Though it was based on the clearing house's Electronic Check Clearing Return System, or Checcrs, it can be expanded through the technology consortium's membership to other users and parts of the country. The group expects to launch "pilot implementations" in the first quarter of 1996.
The Huntington-Bank of Boston example, using bad checks that had purposely been deposited by employees of the respective banks, illustrated the benefits of system interoperability: Huntington relies on Unisys Corp. imaging equipment, Bank of Boston on International Business Machines Corp. technology.
The image interchange enabled the banks to home in on exception items that, if allowed to clear, would likely have turned into fraud losses.

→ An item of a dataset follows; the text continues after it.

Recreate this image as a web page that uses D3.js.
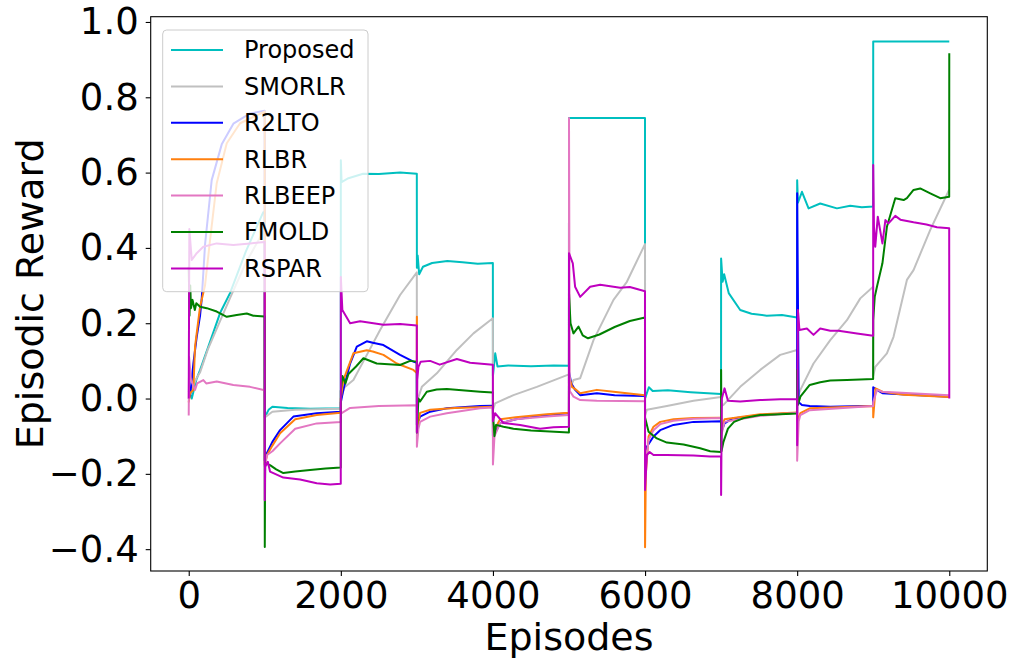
<!DOCTYPE html>
<html>
<head>
<meta charset="utf-8">
<script src="https://cdn.jsdelivr.net/npm/d3@7"></script>
<style>
  body { margin: 0; background: #fff; }
  text { font-family: "DejaVu Sans", sans-serif; }
</style>
</head>
<body>
<svg id="chart" width="1017" height="666"></svg>
<script>
/* data, [episode, reward] */
const seriesNames = ["Proposed", "SMORLR", "R2LTO", "RLBR", "RLBEEP", "FMOLD", "RSPAR"];
const seriesColors = ["#00bfbf", "#c0c0c0", "#0000ff", "#ff7f0e", "#e377c2", "#008000", "#bf00bf"];

const proposed = [
  [0, 0.02], [40, 0.0], [100, 0.05], [150, 0.076], [258, 0.138], [412, 0.227], [543, 0.28], [750, 0.39], [980, 0.495], [999, 0.495],
  [1000, -0.05], [1050, -0.03], [1100, -0.022], [1300, -0.025], [1600, -0.027], [1999, -0.026],
  [2000, 0.633], [2010, 0.575], [2100, 0.585], [2293, 0.597], [2500, 0.596], [2779, 0.6], [2999, 0.597],
  [3000, 0.347], [3010, 0.38], [3030, 0.33], [3080, 0.35], [3200, 0.36], [3400, 0.365], [3600, 0.362], [3800, 0.358], [3999, 0.36],
  [4000, 0.06], [4030, 0.12], [4060, 0.085], [4200, 0.088], [4500, 0.086], [4800, 0.088], [4999, 0.087],
  [5000, 0.745], [5999, 0.745],
  [6000, 0.0], [6050, 0.03], [6100, 0.02], [6300, 0.022], [6600, 0.017], [6999, 0.012],
  [7000, 0.372], [7020, 0.31], [7040, 0.33], [7100, 0.28], [7251, 0.235], [7400, 0.225], [7600, 0.22], [7800, 0.222], [7999, 0.215],
  [8000, 0.58], [8010, 0.52], [8063, 0.549], [8150, 0.505], [8303, 0.518], [8523, 0.505], [8698, 0.512], [8850, 0.508], [8999, 0.51],
  [9000, 0.948], [10000, 0.948]
];
const smorlr = [
  [0, 0.0], [50, 0.03], [105, 0.055], [150, 0.07], [250, 0.13], [400, 0.2], [550, 0.27], [750, 0.36], [999, 0.45],
  [1000, -0.05], [1100, -0.035], [1400, -0.03], [1999, -0.027],
  [2000, 0.0], [2050, 0.03], [2165, 0.049], [2300, 0.1], [2516, 0.182], [2779, 0.275], [2999, 0.335],
  [3000, -0.01], [3065, 0.031], [3262, 0.067], [3525, 0.129], [3744, 0.173], [3999, 0.213],
  [4000, -0.03], [4028, -0.013], [4270, 0.009], [4577, 0.031], [4999, 0.064],
  [5000, 0.02], [5059, 0.049], [5147, 0.054], [5322, 0.155], [5585, 0.262], [5761, 0.31], [5999, 0.41],
  [6000, -0.045], [6024, -0.03], [6287, -0.02], [6637, -0.006], [6999, 0.004],
  [7000, -0.02], [7031, -0.017], [7251, 0.031], [7514, 0.076], [7777, 0.116], [7999, 0.129],
  [8000, 0.0], [8042, 0.023], [8215, 0.093], [8435, 0.155], [8654, 0.208], [8830, 0.266], [8999, 0.297],
  [9000, 0.06], [9027, 0.084], [9180, 0.12], [9267, 0.164], [9443, 0.315], [9530, 0.341], [9750, 0.448], [10000, 0.555]
];
const r2lto = [
  [0, 0.0], [20, 0.01], [61, 0.093], [105, 0.164], [149, 0.22], [171, 0.265], [215, 0.41], [302, 0.58], [434, 0.675], [587, 0.73], [806, 0.757], [999, 0.764],
  [1000, -0.165], [1026, -0.146], [1100, -0.115], [1201, -0.084], [1376, -0.048], [1683, -0.039], [1999, -0.035],
  [2000, -0.01], [2033, 0.023], [2122, 0.093], [2210, 0.138], [2341, 0.152], [2420, 0.148], [2560, 0.142], [2779, 0.116], [2954, 0.098], [2999, 0.095],
  [3000, -0.07], [3042, -0.048], [3174, -0.035], [3393, -0.026], [3831, -0.02], [3999, -0.019],
  [4000, -0.1], [4030, -0.09], [4094, -0.066], [4300, -0.055], [4708, -0.044], [4999, -0.039],
  [5000, 0.071], [5030, 0.04], [5081, 0.023], [5147, 0.009], [5366, 0.014], [5600, 0.009], [5999, 0.007],
  [6000, -0.14], [6024, -0.128], [6111, -0.101], [6199, -0.084], [6374, -0.07], [6637, -0.062], [6999, -0.06],
  [7000, -0.09], [7045, -0.066], [7150, -0.053], [7514, -0.044], [7999, -0.038],
  [8000, 0.545], [8020, -0.01], [8063, -0.017], [8165, -0.02], [8435, -0.022], [8999, -0.019],
  [9000, 0.03], [9049, 0.023], [9121, 0.014], [9300, 0.012], [10000, 0.005]
];
const rlbr = [
  [0, -0.01], [17, 0.014], [61, 0.023], [83, 0.138], [149, 0.244], [214, 0.3], [280, 0.42], [368, 0.572], [500, 0.678], [675, 0.731], [999, 0.762],
  [1000, -0.175], [1030, -0.15], [1100, -0.125], [1201, -0.092], [1400, -0.055], [1683, -0.044], [1999, -0.038],
  [2000, 0.0], [2033, 0.049], [2165, 0.12], [2341, 0.128], [2420, 0.125], [2560, 0.116], [2736, 0.093], [2954, 0.076], [2999, 0.068],
  [3000, 0.217], [3003, -0.08], [3042, -0.038], [3174, -0.03], [3500, -0.025], [3999, -0.022],
  [4000, -0.09], [4094, -0.055], [4300, -0.05], [4708, -0.042], [4999, -0.038],
  [5000, 0.06], [5040, 0.031], [5081, 0.025], [5147, 0.014], [5366, 0.023], [5585, 0.018], [5999, 0.009],
  [6000, -0.395], [6010, -0.2], [6046, -0.101], [6111, -0.075], [6199, -0.062], [6374, -0.055], [6637, -0.052], [6999, -0.051],
  [7000, -0.08], [7045, -0.055], [7514, -0.042], [7999, -0.037],
  [8000, -0.06], [8042, -0.039], [8165, -0.026], [8999, -0.02],
  [9000, -0.05], [9030, 0.027], [9121, 0.018], [9400, 0.01], [10000, 0.004]
];
const rlbeep = [
  [0, -0.045], [5, 0.11], [30, 0.049], [83, 0.023], [110, 0.04], [192, 0.049], [230, 0.04], [368, 0.045], [587, 0.036], [806, 0.031], [999, 0.022],
  [1000, -0.18], [1030, -0.15], [1100, -0.14], [1201, -0.119], [1400, -0.08], [1683, -0.066], [1999, -0.062],
  [2000, -0.04], [2122, -0.025], [2500, -0.02], [2999, -0.018],
  [3000, -0.128], [3020, -0.08], [3042, -0.062], [3174, -0.048], [3393, -0.039], [3831, -0.026], [3999, -0.024],
  [4000, -0.175], [4020, -0.1], [4094, -0.066], [4300, -0.055], [4708, -0.048], [4999, -0.044],
  [5000, 0.745], [5010, 0.02], [5059, 0.005], [5147, -0.004], [5366, -0.006], [5999, -0.007],
  [6000, -0.2], [6046, -0.11], [6111, -0.084], [6199, -0.068], [6374, -0.059], [6637, -0.054], [6999, -0.052],
  [7000, -0.1], [7045, -0.062], [7514, -0.046], [7999, -0.038],
  [8000, -0.165], [8020, -0.06], [8042, -0.044], [8165, -0.031], [8999, -0.02],
  [9000, -0.01], [9049, 0.023], [9121, 0.018], [10000, 0.009]
];
const fmold = [
  [0, 0.35], [10, 0.22], [20, 0.3], [30, 0.24], [50, 0.262], [80, 0.235], [100, 0.253], [149, 0.244], [237, 0.24], [368, 0.231], [500, 0.217], [631, 0.222], [763, 0.226], [850, 0.22], [999, 0.218],
  [1000, -0.394], [1005, -0.172], [1069, -0.177], [1150, -0.188], [1244, -0.198], [1400, -0.194], [1595, -0.19], [1800, -0.186], [1999, -0.183],
  [2000, 0.02], [2020, 0.06], [2060, 0.04], [2100, 0.065], [2200, 0.085], [2297, 0.107], [2472, 0.093], [2779, 0.089], [2911, 0.1], [2999, 0.098],
  [3000, -0.09], [3020, 0.0], [3042, -0.008], [3130, 0.018], [3260, 0.024], [3393, 0.025], [3831, 0.018], [3999, 0.016],
  [4000, -0.04], [4020, -0.1], [4040, -0.07], [4138, -0.075], [4270, -0.08], [4500, -0.085], [4999, -0.09],
  [5000, 0.28], [5020, 0.2], [5059, 0.173], [5125, 0.191], [5180, 0.168], [5250, 0.16], [5400, 0.17], [5600, 0.19], [5800, 0.206], [5999, 0.215],
  [6000, -0.05], [6046, -0.088], [6155, -0.106], [6287, -0.117], [6506, -0.122], [6725, -0.132], [6856, -0.14], [6999, -0.142],
  [7000, 0.076], [7005, -0.14], [7031, -0.115], [7090, -0.08], [7170, -0.062], [7295, -0.052], [7514, -0.044], [7777, -0.042], [7999, -0.04],
  [8000, 0.076], [8010, -0.017], [8042, 0.005], [8165, 0.036], [8303, 0.043], [8435, 0.048], [8654, 0.049], [8999, 0.052],
  [9000, 0.208], [9020, 0.27], [9049, 0.297], [9121, 0.359], [9180, 0.456], [9290, 0.532], [9400, 0.527], [9443, 0.532], [9530, 0.554], [9618, 0.558], [9750, 0.545], [9882, 0.532], [9999, 0.536], [10000, 0.917]
];
const rspar = [
  [0, 0.0], [8, 0.45], [40, 0.368], [105, 0.386], [192, 0.403], [368, 0.412], [587, 0.408], [806, 0.412], [999, 0.416],
  [1000, -0.27], [1005, -0.181], [1040, -0.168], [1069, -0.194], [1244, -0.21], [1464, -0.215], [1683, -0.225], [1860, -0.228], [1999, -0.226],
  [2000, 0.323], [2020, 0.235], [2122, 0.2], [2253, 0.205], [2560, 0.196], [2779, 0.198], [2999, 0.194],
  [3000, -0.09], [3005, 0.05], [3020, 0.084], [3050, 0.098], [3174, 0.1], [3300, 0.09], [3525, 0.105], [3700, 0.095], [3999, 0.09],
  [4000, -0.06], [4028, -0.039], [4138, -0.065], [4357, -0.07], [4620, -0.08], [4796, -0.076], [4999, -0.075],
  [5000, 0.386], [5050, 0.359], [5080, 0.297], [5147, 0.27], [5278, 0.297], [5410, 0.302], [5673, 0.294], [5800, 0.296], [5999, 0.285],
  [6000, -0.243], [6024, -0.15], [6060, -0.142], [6111, -0.15], [6287, -0.15], [6637, -0.151], [6856, -0.154], [6999, -0.153],
  [7000, -0.256], [7010, 0.0], [7045, 0.027], [7090, -0.006], [7251, -0.008], [7514, -0.004], [7777, -0.002], [7999, -0.002],
  [8000, -0.124], [8010, 0.235], [8030, 0.182], [8128, 0.186], [8215, 0.169], [8303, 0.186], [8435, 0.18], [8544, 0.18], [8786, 0.173], [8999, 0.167],
  [9000, 0.62], [9010, 0.456], [9027, 0.403], [9060, 0.483], [9121, 0.412], [9160, 0.474], [9200, 0.465], [9240, 0.474], [9290, 0.485], [9357, 0.475], [9530, 0.468], [9700, 0.462], [9838, 0.455], [9999, 0.452], [10000, 0.0]
];
const allSeries = [proposed, smorlr, r2lto, rlbr, rlbeep, fmold, rspar];

const xTicks = [0, 2000, 4000, 6000, 8000, 10000];
const yTicks = [-0.4, -0.2, 0.0, 0.2, 0.4, 0.6, 0.8, 1.0];

/* layout */
const svg = d3.select("#chart");
const plot = { left: 150.7, top: 16.7, right: 987.3, bottom: 571 };

const x = d3.scaleLinear().domain([-500, 10500]).range([plot.left, plot.right]);
const y = d3.scaleLinear().domain([-0.458, 1.014]).range([plot.bottom, plot.top]);

svg.append("defs").append("clipPath").attr("id", "clip")
  .append("rect")
  .attr("x", plot.left).attr("y", plot.top)
  .attr("width", plot.right - plot.left).attr("height", plot.bottom - plot.top);

const line = d3.line().x((d) => x(d[0])).y((d) => y(d[1]));

svg.append("g")
  .attr("clip-path", "url(#clip)")
  .selectAll("path")
  .data(allSeries)
  .enter()
  .append("path")
  .attr("d", line)
  .attr("fill", "none")
  .attr("stroke", (d, i) => seriesColors[i])
  .attr("stroke-width", 2)
  .attr("stroke-linejoin", "round");

/* axes */
const fmtY = (v) => d3.format(".1f")(v).replace("-", "\u2212");

const xAxis = svg.append("g")
  .attr("transform", `translate(0,${plot.bottom})`)
  .call(d3.axisBottom(x).tickValues(xTicks).tickSize(5).tickPadding(6).tickFormat(d3.format("d")));
const yAxis = svg.append("g")
  .attr("transform", `translate(${plot.left},0)`)
  .call(d3.axisLeft(y).tickValues(yTicks).tickSize(5).tickPadding(7).tickFormat(fmtY));

[xAxis, yAxis].forEach((a) => {
  a.select(".domain").remove();
  a.selectAll("line").attr("stroke", "#000").attr("stroke-width", 1.1);
  a.selectAll("text")
    .attr("fill", "#000")
    .style("font-family", "DejaVu Sans, sans-serif")
    .style("font-size", "37px");
});

svg.append("rect")
  .attr("x", plot.left).attr("y", plot.top)
  .attr("width", plot.right - plot.left).attr("height", plot.bottom - plot.top)
  .attr("fill", "none").attr("stroke", "#000").attr("stroke-width", 1.1);

svg.append("text")
  .attr("x", (plot.left + plot.right) / 2)
  .attr("y", 650)
  .attr("text-anchor", "middle")
  .style("font-size", "38px")
  .text("Episodes");

svg.append("text")
  .attr("transform", `translate(43,${(plot.top + plot.bottom) / 2}) rotate(-90)`)
  .attr("text-anchor", "middle")
  .style("font-size", "38px")
  .text("Episodic Reward");

/* legend */
const legend = svg.append("g");
legend.append("rect")
  .attr("x", 162.7).attr("y", 30)
  .attr("width", 205.3).attr("height", 261.7)
  .attr("rx", 4).attr("ry", 4)
  .attr("fill", "#fff").attr("fill-opacity", 0.8)
  .attr("stroke", "#cccccc").attr("stroke-width", 1);

const rows = legend.selectAll(".row")
  .data(seriesNames)
  .enter()
  .append("g")
  .attr("transform", (d, i) => `translate(0,${50 + i * 36.4})`);

rows.append("line")
  .attr("x1", 171).attr("x2", 223)
  .attr("stroke", (d, i) => seriesColors[i])
  .attr("stroke-width", 2);

rows.append("text")
  .attr("x", 244)
  .attr("dy", "0.35em")
  .style("font-size", "24px")
  .text((d) => d);
</script>
</body>
</html>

"We have been using Unisys check capture equipment for more than five years, and have been doing electronic check presentments more than three years," said Richard C. Ercole, president of Huntington Treasury Management Co. "This is a marriage of technologies that we think will greatly reduce fraud."
Mr. Ercole pointed out that approximately 1% of all checks written, some 630 million items, are returned unpaid, causing "a loss to the banking community and its corporate clients of $10 billion to $20 billion a year."
The interbank check imaging approach "is meant to reduce that number by shortening the forward presentment of checks to the paying bank by anywhere from a few hours to a day," Mr. Ercole added. "The paying bank can hold its funds and prevent a loss."
Despite bankers' increasing attention to electronic delivery systems, check volumes are vast and still growing, said Philip G. Stanley, director of business systems planning at Bank of Boston.
"Customers prefer the existing paper-based payment system," he said. "The bulk of our investments, therefore, like the image interchange with Huntington, are aimed at improving this existing system by making it better, faster, and cheaper."
Mr. Stanley said the project has proved that "unlike systems can talk to each other, images can be used just as well as paper, significant benefits can be delivered to ourselves and our customers," and the consortium can manage "large projects that can benefit the entire industry."
Mr. Krajewski said the consortium's high level of cooperation makes full-fledged truncation fathomable after "the banking and computer industries have been chasing after this possibility for at least 20 years."
In addition to the four test banks and two system vendors, Chase Manhattan Bank and CoreStates Bank are image exchange project members. Brooklyn Polytechnic University, Lawrence Livermore National Laboratories, and the New York Clearing House are advisory members.